Q: What are the best marketing techniques for an early-stage SaaS startup?
My list of things that almost always work:
- Try everything — and Double Down on anything that works. If your price point is very low, this sometimes doesn’t work. But in general, most startups find that, at best, 1–2 channels really work for them. It could be a partner program, or an app listing. It could be content marketing. It could be targeted outbound. In the early days, it’s magic if anything works at all. So don’t be frustrated if the ROI is higher than you’d hoped, or the yield lower. If it works at all, keep doing it. You’ll get better at it.
- Do more for, and with, your existing customers. They will market for you for free — just slowly. But they are the best marketers of all. In the end, 30%-80% of new leads for most SaaS companies come from word-of-mouth and similar referrals. So do a digital event. Do customer dinners. Do weekly webinars where you highlight The Customer of The Month. Do more customer marketing. Do 6 customer Zooms a week as CEO. More on that here.
- Free isn’t (usually) a marketing strategy. Just making your product Free doesn’t attract users. It may — or may not — increase the odds they use it, and eventually pay, once they find you. But don’t waste too much time thinking Free is marketing strategy per se. It’s not marketing. At least, “Free” isn’t demand-generating on its own.
- Focus on whatever you are 10x better in your competitive and other marketing. You probably aren’t really better than the competition in many places, but you may be in 1 or 2 niches or key features. Focus your energy there, so the 10%-20% of prospects looking for a new vendor will know why to pick you. More here.
- Be a true subject matter expert in your content marketing. This seems to always work if you take it very seriously. Write 3–5 incredible blog posts on how to do something important in your industry. SEO somehow seems to do its magic here if the posts are incredibly valuable. PR firms want you to be a “thought leader,” and that’s hard. But what’s less hard is being a subject matter expert in your own content marketing. A great example in here.
- Make every email truly sell the product — for real. Too many startups waste their list and email campaigns. Challenge yourself. Is the copy of your emails to prospects so good, they’d want to buy just based on the email? If so, your connect rates will be high. Aim for high connect rates in most cases. Fewer, better, hand-crafted emails that explain your 10x features and why you win. A related post here.
- More ABM, less spam and break-up emails. Related to the prior point, but different. When you are starting off, you’re almost always better off carefully crafting 100 great emails, customized to good prospects … than spamming 1000 prospects. A truly customized email, written for a very particular buyer, often will at least get read. That’s a start. That 10,000th email in Promotions? Not so often. A related post here.

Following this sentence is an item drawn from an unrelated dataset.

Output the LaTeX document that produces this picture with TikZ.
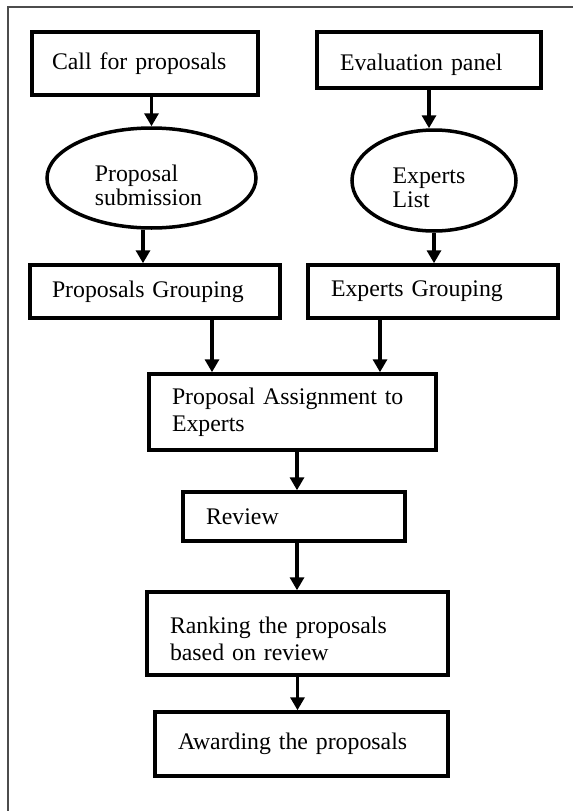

- Be where the competition is. Too many startups shy away from the events, the channels, and the other places their competition is. That’s wrong. You don’t need to win every deal as an upstart. You just want to get into them. That’s why you usually want to show up wherever the Big Guys are. At least to get into a conversation with their prospects and customers.
- Do a high-quality weekly webinar, and invite your growing list to it every week. This almost always works over time. Each week, do a webinar. Even if just a few people show up, that shows intent. Mix it up a bit, but always start with a demo. You can mix it up with customer case studies, “how to” sessions, and more. Just make sure each one adds value. If you do, over time, folks from your list will come to it, send their teammates, and more. A deeper dive here.
- Don’t waste scarce money on agencies if you don’t know exactly what you are doing here. Later, agencies can be magical to help you scale in areas you don’t have full-time resources. But in the early days, it can be hard to tell who to use, and what to expect. A mediocre agency often has negative ROI.